Task goal — Copy out each line that has "React" in it.

========

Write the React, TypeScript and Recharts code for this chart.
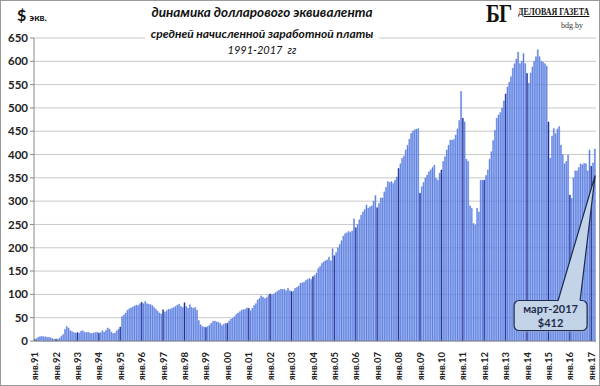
import React from 'react'
import {
  BarChart,
  Bar,
  XAxis,
  YAxis,
  CartesianGrid,
  Cell,
  ReferenceDot,
} from 'recharts'

const monthNames = ['янв', 'фев', 'мар', 'апр', 'май', 'июн', 'июл', 'авг', 'сен', 'окт', 'ноя', 'дек']

const years = [
  91, 92, 93, 94, 95, 96, 97, 98, 99, 0, 1, 2, 3, 4, 5, 6, 7, 8, 9, 10, 11, 12, 13, 14, 15, 16, 17,
]

// средняя зарплата в $ по месяцам, каждый год отдельно
const v1991 = [4, 5, 8, 9, 10, 9, 9, 8, 8, 7, 5, 4]
const v1992 = [4, 4, 6, 10, 14, 25, 31, 28, 22, 20, 18, 17]
const v1993 = [18, 17, 21, 22, 19, 18, 19, 17, 16, 17, 18, 19]
const v1994 = [17, 18, 22, 19, 23, 28, 25, 19, 16, 17, 22, 25]
const v1995 = [30, 52, 56, 60, 66, 69, 71, 73, 75, 77, 76, 80]
const v1996 = [83, 80, 85, 80, 79, 78, 76, 72, 68, 64, 60, 58]
const v1997 = [67, 62, 65, 68, 68, 70, 72, 74, 77, 79, 74, 72]
const v1998 = [82, 74, 70, 78, 72, 70, 72, 66, 44, 35, 31, 30]
const v1999 = [29, 31, 34, 38, 42, 43, 41, 40, 38, 33, 36, 38]
const v2000 = [38, 43, 47, 49, 52, 57, 60, 63, 66, 67, 68, 71]
const v2001 = [70, 65, 70, 76, 80, 88, 91, 97, 94, 91, 93, 98]
const v2002 = [101, 99, 101, 104, 106, 109, 111, 111, 111, 108, 113, 108]
const v2003 = [106, 107, 113, 115, 118, 124, 125, 126, 130, 132, 134, 132]
const v2004 = [138, 141, 146, 156, 160, 166, 170, 172, 174, 180, 172, 198]
const v2005 = [183, 190, 200, 207, 215, 225, 230, 232, 235, 233, 236, 262]
const v2006 = [243, 250, 260, 270, 277, 282, 292, 285, 288, 290, 300, 312]
const v2007 = [286, 295, 307, 307, 320, 330, 342, 340, 342, 338, 345, 352]
const v2008 = [370, 380, 392, 397, 410, 420, 433, 445, 450, 453, 454, 456]
const v2009 = [317, 331, 340, 350, 356, 363, 367, 372, 377, 349, 345, 360]
const v2010 = [367, 385, 395, 410, 420, 431, 431, 432, 442, 455, 473, 535]
const v2011 = [478, 470, 390, 385, 290, 285, 252, 249, 285, 277, 345, 345]
const v2012 = [345, 355, 367, 390, 406, 430, 452, 478, 485, 490, 500, 515]
const v2013 = [530, 545, 555, 567, 585, 595, 605, 620, 595, 600, 617, 595]
const v2014 = [574, 553, 575, 588, 600, 610, 625, 610, 600, 598, 595, 590]
const v2015 = [470, 392, 440, 456, 445, 455, 460, 420, 400, 380, 385, 399]
const v2016 = [313, 306, 350, 365, 365, 372, 380, 378, 381, 380, 365, 410]
const v2017 = [375, 382, 412]

const yTicks = [0, 50, 100, 150, 200, 250, 300, 350, 400, 450, 500, 550, 600, 650]

const calloutLabel = 'март-2017'
const calloutValue = '$412'
const calloutPointAt = 355

const allYears = [
  v1991, v1992, v1993, v1994, v1995, v1996, v1997, v1998, v1999, v2000, v2001, v2002, v2003, v2004,
  v2005, v2006, v2007, v2008, v2009, v2010, v2011, v2012, v2013, v2014, v2015, v2016, v2017,
]

const data = allYears.flatMap((vals, yi) =>
  vals.map((v, mi) => ({
    month: `${monthNames[mi]}.${String(years[yi]).padStart(2, '0')}`,
    value: v,
    jan: mi === 0,
  }))
)

const font = 'Lato, "Open Sans", sans-serif'
const barColor = '#5e80e2'
const janColor = '#1d3199'

const XTick = (props: any) => {
  const { x, y, payload } = props
  const ty = y + 3
  return (
    <text
      x={x}
      y={ty}
      transform={`rotate(-90, ${x}, ${ty})`}
      textAnchor="end"
      dy="0.35em"
      fontSize={9.5}
      fontWeight={700}
      fontFamily={font}
      fill="#222"
    >
      {payload.value}
    </text>
  )
}

const Callout = (props: any) => {
  const { cx, cy } = props
  const bx = cx - 81
  const by = cy + 125
  return (
    <g>
      <rect x={bx + 2} y={by + 2} width={73} height={30} rx={5} fill="#9aa6b8" opacity={0.5} />
      <rect x={bx} y={by} width={73} height={30} rx={5} fill="#c3d3e8" stroke="#1d2c4c" strokeWidth={1.2} />
      <polygon points={`${cx - 37},${by + 0.8} ${cx},${cy} ${cx - 15},${by + 0.8}`} fill="#c3d3e8" />
      <path d={`M${cx - 37},${by} L${cx},${cy} L${cx - 15},${by}`} fill="none" stroke="#1d2c4c" strokeWidth={1.2} />
      <text x={bx + 36.5} y={by + 12} textAnchor="middle" fontSize={11} fontWeight={700} fontFamily={font} fill="#1f2d4a">
        {calloutLabel}
      </text>
      <text x={bx + 36.5} y={by + 26} textAnchor="middle" fontSize={11} fontWeight={700} fontFamily={font} fill="#1f2d4a">
        {calloutValue}
      </text>
    </g>
  )
}

export default function App() {
  return (
    <div
      style={{
        position: 'absolute',
        left: 0,
        top: 0,
        width: 600,
        height: 386,
        background: '#fff',
        fontFamily: font,
      }}
    >
      <BarChart
        width={600}
        height={386}
        data={data}
        margin={{ top: 38, right: 4, left: 0, bottom: 0 }}
        barCategoryGap="8%"
      >
        <CartesianGrid vertical={false} stroke="#c9c9c9" />
        <XAxis
          dataKey="month"
          interval={11}
          tick={<XTick />}
          tickLine={false}
          axisLine={{ stroke: '#8a8a8a' }}
          height={45}
        />
        <YAxis
          domain={[0, 650]}
          ticks={yTicks}
          width={34}
          tickSize={4}
          tickLine={{ stroke: '#8a8a8a' }}
          axisLine={{ stroke: '#8a8a8a' }}
          tick={{ fontSize: 11.5, fontWeight: 700, fill: '#222', fontFamily: font }}
          interval={0}
        />
        <Bar dataKey="value" fill={barColor} isAnimationActive={false}>
          {data.map((d) => (
            <Cell
              key={d.month}
              fill={d.jan ? janColor : barColor}
              stroke={d.jan ? janColor : barColor}
              strokeWidth={0.5}
            />
          ))}
        </Bar>
        <ReferenceDot
          x={data[data.length - 1].month}
          y={calloutPointAt}
          ifOverflow="visible"
          shape={<Callout />}
        />
      </BarChart>

      {/* заголовок */}
      <div
        style={{
          position: 'absolute',
          left: 0,
          width: 524,
          top: 4,
          textAlign: 'center',
          fontSize: 13.5,
          fontWeight: 700,
          fontStyle: 'italic',
          color: '#111',
        }}
      >
        динамика долларового эквивалента
      </div>
      <div style={{ position: 'absolute', left: 0, width: 524, top: 25, textAlign: 'center', lineHeight: '14px' }}>
        <span
          style={{
            background: '#fff',
            padding: '0 6px',
            fontSize: 12,
            fontWeight: 700,
            fontStyle: 'italic',
            color: '#111',
          }}
        >
          средней начисленной заработной платы
        </span>
      </div>
      <div
        style={{
          position: 'absolute',
          left: 0,
          width: 524,
          top: 43,
          textAlign: 'center',
          fontSize: 11,
          fontStyle: 'italic',
          color: '#111',
        }}
      >
        1991-2017&nbsp;&nbsp;гг
      </div>

      <div style={{ position: 'absolute', left: 17, top: 5, color: '#111', fontWeight: 700 }}>
        <span style={{ fontSize: 16 }}>$</span>
        <span style={{ fontSize: 10, marginLeft: 3 }}>экв.</span>
      </div>

      {/* логотип */}
      <div
        style={{
          position: 'absolute',
          left: 486,
          top: -1,
          fontFamily: '"Liberation Serif", "DejaVu Serif", serif',
          fontWeight: 700,
          fontSize: 26,
          color: '#111',
          transform: 'scaleX(0.8)',
          transformOrigin: 'left',
          letterSpacing: -1,
        }}
      >
        БГ
      </div>
      <div
        style={{
          position: 'absolute',
          left: 518,
          top: 6,
          fontFamily: '"Liberation Serif", "DejaVu Serif", serif',
          fontWeight: 700,
          fontSize: 10,
          color: '#111',
          textDecoration: 'underline',
          transform: 'scaleX(0.8)',
          transformOrigin: 'left',
          whiteSpace: 'nowrap',
        }}
      >
        ДЕЛОВАЯ ГАЗЕТА
      </div>
      <div
        style={{
          position: 'absolute',
          left: 561,
          top: 21,
          fontFamily: '"Liberation Serif", "DejaVu Serif", serif',
          fontSize: 8,
          color: '#333',
        }}
      >
        bdg.by
      </div>

      <div
        style={{
          position: 'absolute',
          left: 0,
          top: 0,
          width: 598,
          height: 384,
          border: '1px solid #9a9a9a',
          pointerEvents: 'none',
        }}
      />
    </div>
  )
}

========

Solution to this exercise —
Write the React, TypeScript and Recharts code for this chart.
import React from 'react'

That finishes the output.